Preparing Your Boiler and Heating System for the Summer Months
It might feel as though summer may never actually share it’s shining beams of warmth with us this year, as this perpetually chilly weather appears as though it doesn’t want to loosen it’s cold grip. Though, we must remain optimistic that we are going to get some nice, warm weather soon.
As one act of defiance to the cold conditions we still find ourselves within, you could prepare your home boiler for the summer months, so there are no mishaps when it finally comes back around to those brisk September evenings.
Repairing a boiler can be an expensive process, so every step taken to maintain it is an investment in time and money. A number of minor steps that have a great effect on your boilers performance can be taken by you, personally.
One way to keep your boiler and heating system in tip-top working condition is to run it a few times over the months you are not using it. This will stop the fluid in the radiators and hot water cistern from seizing up and not working.
It is always advisable to keep your heating system on all year round, just turn the thermostat down to around ten degrees in the summer months. This way, if God forbid, we have another cold patch, then you’re home will not feel the full extent of it.
You may need a little helping hand to help in the maintenance of your boiler. It is a good idea to get a professional to clean your boiler, this is due to the fact that soot can collect in your heating system’s pipes which can cause erosion. Getting your heating system cleaned is a relatively cost-effective procedure, and is far more financially viable than having to replace eroded pipes.
Having your boiler cleaned also means that it will work far more efficiently, leading to savings on your energy bills. A good, clean boiler can work almost 30% more efficiently than one that has not been serviced or cleaned in any manner.
By taking these small steps you will be aiding you and your boiler in having a much happier, efficient and warmer life, with plenty of longevity. Now all you need to do is wait for the sun to make his belated appearance.
Central Heating - Thermostats
The word ‘Thermostat’ originally derived from Greek words, with thermos meaning ‘hot’ and statos meaning ‘a standing’. When reading an article on thermostats and central heating, the etymology of language is probably low down on the list of things you wanting to know; however, these Greek words do hold some bearing in understanding a thermostat.
A thermostat is a control unit that senses the temperature of a heating system, so that a temperature can be maintained to a desired set point. This explaining the brief etymology lesson.
In homes across the country the most common type of thermostat to be found is a mechanical thermostat.
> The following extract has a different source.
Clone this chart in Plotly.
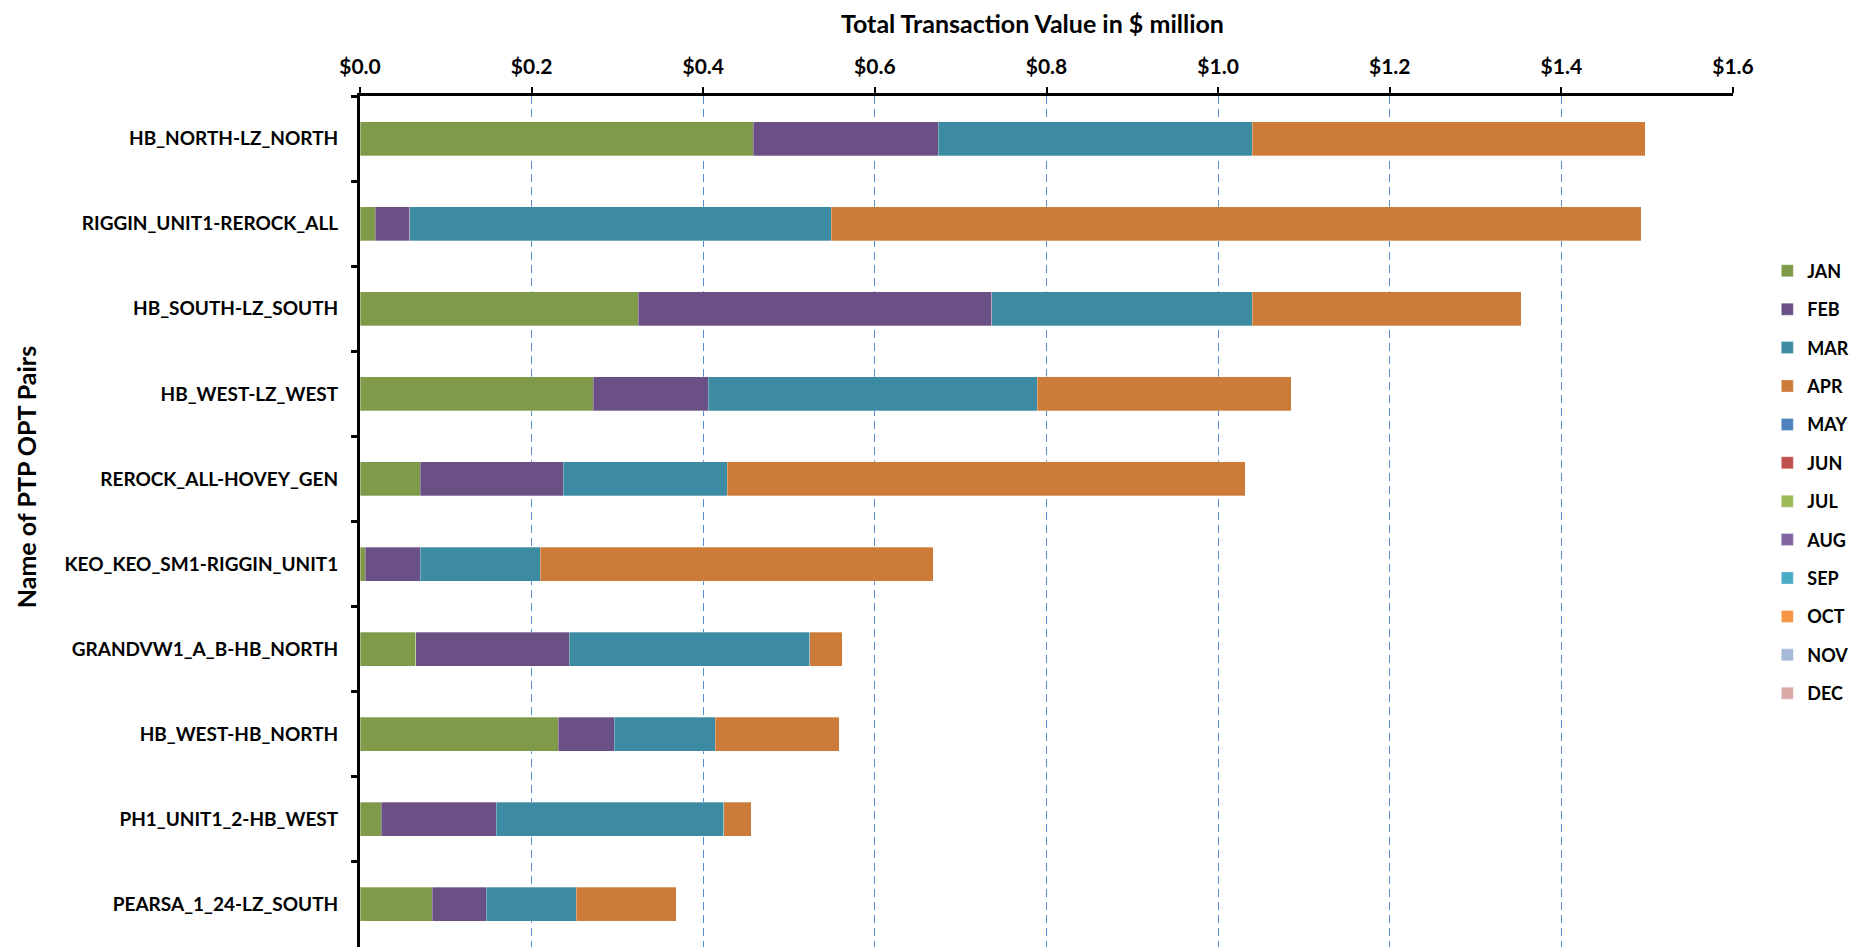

The technology involved within these thermostats is rather quite interesting.
The way in which mechanical thermostats work is the use of something called a bimetallic strip. This is where two strips of different metal, such as copper and iron are bonded together. As the temperature changes the metals expand or contract, due to the different qualities of the two metals. This causes the strip to bend, Once the strip has bent enough to touch an electrical component, also in the thermostat, this will complete the electrical circuit which in result turns the heating or cooling system on. Once the temperature changes enough for the strip to go back to its original shape, this breaks the electrical circuit and the system switches off.
Sometimes in your home, certain places and rooms will heat faster than the room with the actual thermostat in and your lovely, cosy warmth that you desired may become rather uncomfortably hot. This is where a heat anticipator would be ideal for you. A heat anticipator shuts off the thermostat a little while before your thermostat reaches its desired temperature, thus maintaining that nice, cosy feeling.
Setting a mechanical thermostat is rather straight forward, in that it beholds a dial that has an abundance of numbers printed on it that corresponds to the temperature, simply turn the dial until an arrow or line just the other side of the numbers is pointing to your preferred heat.
There are also other thermostats aside from the canny mechanical ones previously aforementioned. An alternative to mechanical thermostats are digital ones, these are popular in new build or newly decorated homes.
A digital thermostat works differently to it’s mechanical cousin in that it uses digital sensors to monitor the temperature within the house rather than the physical bimetallic strip. The sensors will turn on or off the heating system at the determined temperature set by you. A digital thermostat possesses a screen and also buttons for you to set the desired temperature of your home. A digital thermostat is also generally battery powered.